As for the possibility of France casting a lone veto, "it's touch and go," says Lopez at the Krock Institute for Peace, which has been in regular contact with French diplomats. "At this point I'd say yes [to a French veto], but next week it might be no."
That's why, at least temporarily, France has emerged as the most important diplomatic player in the pending war with Iraq. In late August, French diplomats signaled that they were willing to work with the U.S., perhaps even to provide troops as they did during the Gulf War. But things cooled in September when the U.S. rejected Saddam's initial offer to allow inspectors back in the country. Then came France's suggestion of a two-step resolution, followed more recently by dismissive comments from the French prime minister, Jean-Pierre Raffarin, eschewing a "simplistic vision of the war of good against evil." The jab seemed clearly directed at the White House.

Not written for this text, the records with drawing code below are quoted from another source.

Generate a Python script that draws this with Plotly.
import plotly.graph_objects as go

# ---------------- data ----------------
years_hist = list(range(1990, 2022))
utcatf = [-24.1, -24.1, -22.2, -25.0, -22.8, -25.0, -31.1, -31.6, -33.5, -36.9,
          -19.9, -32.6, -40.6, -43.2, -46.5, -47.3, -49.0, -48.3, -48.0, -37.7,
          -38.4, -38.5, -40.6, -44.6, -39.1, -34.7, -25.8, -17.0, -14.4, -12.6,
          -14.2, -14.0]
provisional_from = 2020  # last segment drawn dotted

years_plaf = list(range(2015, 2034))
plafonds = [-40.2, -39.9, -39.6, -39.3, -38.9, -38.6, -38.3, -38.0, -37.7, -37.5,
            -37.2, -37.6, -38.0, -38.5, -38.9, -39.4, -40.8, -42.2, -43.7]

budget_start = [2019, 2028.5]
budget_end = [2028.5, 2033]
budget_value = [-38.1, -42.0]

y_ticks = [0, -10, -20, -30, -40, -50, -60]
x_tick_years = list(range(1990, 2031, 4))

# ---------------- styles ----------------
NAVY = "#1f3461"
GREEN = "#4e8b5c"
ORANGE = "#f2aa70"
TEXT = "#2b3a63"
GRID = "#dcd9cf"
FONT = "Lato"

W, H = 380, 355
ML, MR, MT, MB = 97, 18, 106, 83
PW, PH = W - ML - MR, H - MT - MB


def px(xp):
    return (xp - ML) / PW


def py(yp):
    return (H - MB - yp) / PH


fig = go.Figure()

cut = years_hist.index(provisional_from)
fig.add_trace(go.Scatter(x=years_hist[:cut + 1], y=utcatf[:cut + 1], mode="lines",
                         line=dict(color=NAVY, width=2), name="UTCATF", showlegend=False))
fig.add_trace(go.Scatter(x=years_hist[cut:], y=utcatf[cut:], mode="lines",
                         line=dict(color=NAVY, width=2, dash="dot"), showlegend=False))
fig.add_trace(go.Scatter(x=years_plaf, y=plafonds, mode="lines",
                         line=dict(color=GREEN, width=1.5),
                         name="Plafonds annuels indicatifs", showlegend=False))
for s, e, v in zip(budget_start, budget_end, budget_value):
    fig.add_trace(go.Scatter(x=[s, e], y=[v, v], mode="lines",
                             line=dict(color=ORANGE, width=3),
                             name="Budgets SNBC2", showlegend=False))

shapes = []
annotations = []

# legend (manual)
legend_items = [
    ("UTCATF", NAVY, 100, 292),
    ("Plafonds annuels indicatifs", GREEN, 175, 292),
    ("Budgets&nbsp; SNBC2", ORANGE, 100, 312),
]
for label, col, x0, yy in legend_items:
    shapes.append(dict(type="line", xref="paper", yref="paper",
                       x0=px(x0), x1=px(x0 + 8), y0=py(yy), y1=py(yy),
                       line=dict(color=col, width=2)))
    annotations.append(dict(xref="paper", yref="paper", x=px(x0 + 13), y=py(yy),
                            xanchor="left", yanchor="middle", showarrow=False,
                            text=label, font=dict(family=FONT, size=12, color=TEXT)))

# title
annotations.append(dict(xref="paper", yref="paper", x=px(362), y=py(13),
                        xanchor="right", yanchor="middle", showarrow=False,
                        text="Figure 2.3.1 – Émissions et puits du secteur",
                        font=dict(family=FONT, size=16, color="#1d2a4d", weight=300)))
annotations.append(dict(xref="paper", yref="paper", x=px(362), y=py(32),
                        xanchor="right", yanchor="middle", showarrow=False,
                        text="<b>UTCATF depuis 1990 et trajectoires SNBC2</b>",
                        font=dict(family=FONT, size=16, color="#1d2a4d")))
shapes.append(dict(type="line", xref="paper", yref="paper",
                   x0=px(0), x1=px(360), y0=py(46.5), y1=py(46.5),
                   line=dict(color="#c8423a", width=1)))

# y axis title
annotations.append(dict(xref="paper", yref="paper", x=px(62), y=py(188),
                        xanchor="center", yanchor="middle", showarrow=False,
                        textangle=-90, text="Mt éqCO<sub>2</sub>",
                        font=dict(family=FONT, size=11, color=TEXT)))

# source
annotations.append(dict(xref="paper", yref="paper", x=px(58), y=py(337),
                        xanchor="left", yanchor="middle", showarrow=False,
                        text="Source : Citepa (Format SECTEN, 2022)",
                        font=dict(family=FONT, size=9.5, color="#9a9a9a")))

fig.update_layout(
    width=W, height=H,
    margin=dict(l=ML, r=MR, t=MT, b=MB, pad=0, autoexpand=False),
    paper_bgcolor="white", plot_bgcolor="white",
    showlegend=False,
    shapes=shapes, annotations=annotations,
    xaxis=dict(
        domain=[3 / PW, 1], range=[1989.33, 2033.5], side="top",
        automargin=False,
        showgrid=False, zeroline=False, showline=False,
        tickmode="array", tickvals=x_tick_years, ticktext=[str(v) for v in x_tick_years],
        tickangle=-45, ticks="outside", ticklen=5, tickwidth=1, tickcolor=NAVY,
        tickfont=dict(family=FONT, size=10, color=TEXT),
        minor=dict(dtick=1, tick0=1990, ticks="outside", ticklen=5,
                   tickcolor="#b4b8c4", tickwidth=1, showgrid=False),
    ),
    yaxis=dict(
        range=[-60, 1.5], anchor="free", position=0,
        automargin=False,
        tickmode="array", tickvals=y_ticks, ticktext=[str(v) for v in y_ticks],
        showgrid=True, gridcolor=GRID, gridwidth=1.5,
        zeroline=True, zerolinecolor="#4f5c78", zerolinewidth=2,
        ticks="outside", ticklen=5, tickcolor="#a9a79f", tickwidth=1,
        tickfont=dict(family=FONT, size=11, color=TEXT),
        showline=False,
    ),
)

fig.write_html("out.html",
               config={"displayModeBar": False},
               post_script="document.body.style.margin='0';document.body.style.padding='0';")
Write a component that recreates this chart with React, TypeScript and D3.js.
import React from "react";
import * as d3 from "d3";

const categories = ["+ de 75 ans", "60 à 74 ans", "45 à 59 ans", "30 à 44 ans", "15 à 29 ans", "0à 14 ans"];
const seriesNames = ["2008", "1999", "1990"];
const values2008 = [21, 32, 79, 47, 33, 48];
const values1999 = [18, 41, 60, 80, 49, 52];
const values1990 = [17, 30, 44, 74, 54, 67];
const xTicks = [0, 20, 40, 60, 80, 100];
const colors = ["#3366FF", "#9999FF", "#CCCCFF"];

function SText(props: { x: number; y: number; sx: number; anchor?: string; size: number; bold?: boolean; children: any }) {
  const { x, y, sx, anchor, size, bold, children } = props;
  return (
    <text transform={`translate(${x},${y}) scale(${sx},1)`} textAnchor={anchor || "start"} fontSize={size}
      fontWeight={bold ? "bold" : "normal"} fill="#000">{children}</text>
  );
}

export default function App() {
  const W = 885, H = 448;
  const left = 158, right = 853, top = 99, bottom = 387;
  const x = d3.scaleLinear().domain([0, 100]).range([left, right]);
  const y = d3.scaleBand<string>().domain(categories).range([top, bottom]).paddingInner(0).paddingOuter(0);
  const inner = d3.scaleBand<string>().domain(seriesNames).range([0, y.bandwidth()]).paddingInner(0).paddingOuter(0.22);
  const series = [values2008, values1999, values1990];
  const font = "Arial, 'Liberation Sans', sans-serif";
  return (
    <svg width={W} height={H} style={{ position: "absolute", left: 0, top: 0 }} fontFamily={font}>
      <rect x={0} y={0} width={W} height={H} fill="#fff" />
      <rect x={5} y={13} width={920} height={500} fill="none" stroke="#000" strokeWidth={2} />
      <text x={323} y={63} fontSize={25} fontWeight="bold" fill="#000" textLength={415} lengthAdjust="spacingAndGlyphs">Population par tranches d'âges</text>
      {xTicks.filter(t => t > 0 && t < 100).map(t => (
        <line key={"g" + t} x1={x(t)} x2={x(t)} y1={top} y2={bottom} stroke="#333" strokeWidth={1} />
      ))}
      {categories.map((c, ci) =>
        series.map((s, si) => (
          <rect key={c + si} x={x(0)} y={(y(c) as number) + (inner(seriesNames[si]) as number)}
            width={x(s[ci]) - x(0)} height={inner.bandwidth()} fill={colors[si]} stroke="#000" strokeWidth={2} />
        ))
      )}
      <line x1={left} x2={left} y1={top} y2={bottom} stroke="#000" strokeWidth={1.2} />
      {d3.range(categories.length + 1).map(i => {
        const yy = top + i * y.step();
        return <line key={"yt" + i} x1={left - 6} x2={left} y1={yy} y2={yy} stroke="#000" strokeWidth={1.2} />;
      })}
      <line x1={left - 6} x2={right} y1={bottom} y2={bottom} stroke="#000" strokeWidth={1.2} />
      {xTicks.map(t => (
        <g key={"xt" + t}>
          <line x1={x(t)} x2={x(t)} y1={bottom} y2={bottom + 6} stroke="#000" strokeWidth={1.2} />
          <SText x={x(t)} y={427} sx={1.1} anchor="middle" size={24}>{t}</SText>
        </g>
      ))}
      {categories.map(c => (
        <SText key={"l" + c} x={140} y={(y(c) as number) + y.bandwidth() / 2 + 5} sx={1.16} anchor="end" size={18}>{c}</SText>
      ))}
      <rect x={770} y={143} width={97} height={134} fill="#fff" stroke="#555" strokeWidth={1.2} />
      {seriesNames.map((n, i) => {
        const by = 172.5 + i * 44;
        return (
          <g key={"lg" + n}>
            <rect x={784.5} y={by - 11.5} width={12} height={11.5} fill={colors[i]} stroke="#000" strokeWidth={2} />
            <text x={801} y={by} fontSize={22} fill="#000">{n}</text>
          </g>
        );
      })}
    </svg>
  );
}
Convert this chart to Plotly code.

In recent weeks, France has become a sharp thorn in the side of the administration. "It's a position the French like to be in," notes Craig Parsons, director of the European Center at Syracuse University's Maxwell School of Public Affairs. "They have been making sure they take distinctive positions from the United States all through the postwar period."
Yet there are reasons why France's stance at the U.N. is not being dismissed out of hand as Gallic pride or quixotic obstructionism. For instance, despite often clashing with the U.S., French leaders recently backed U.S. military action in Afghanistan, Bosnia and Kosovo, which shows they are not allergic to all U.S. use of force. Also, led by newly elected President Jacques Chirac, France today is governed by moderate-to-conservative politicians, not left-wingers with a knee-jerk opposition to America's foreign policies.
"What could induce France to back America's campaign? I don't see it," says Leguey-Feilleux. "The concern for France is that the consequences of this war would be drastic. Then she could say: 'Look, listen to us next time.'"
Adding backbone to France's resolve is the fact that its position is immensely popular among French voters. Also, minus Britain, most of the European community stands behind France at the U.N., an uncommon occurrence. Especially comforting is the fact that Germany, in a rare move, has out-flanked France in its opposition to America's policy, thanks to the strident antiwar rhetoric from Chancellor Gerhard Schroeder during his successful reelection campaign.
Meanwhile, experts say, France would not pay that big of a political penalty for challenging the White House at the U.N., in part because it's not as dependent on the U.S. as Russia is. "There's not that much of a downside, given that current French leadership is already lukewarm to the United States' transatlantic agenda," says Parsons.
But can France openly oppose a war and still protect its significant economic interest in a post-Saddam Iraq? France is Iraq's biggest trade and investment partner in the West, with French commercial interests in Iraq now worth $4 billion. And Iraq reportedly owes France $4.5 billion.
They can be protected, Parsons says, thanks to France's historical ties with Iraq. Also, France could gain economic entry when America inevitably calls on its European allies to help rebuild the nation after the war. "I think French will have a reentry strategy no matter what happens," he says.
No doubt as negotiations intensify this week at the U.N., that reentry strategy will be a topic of much private debate.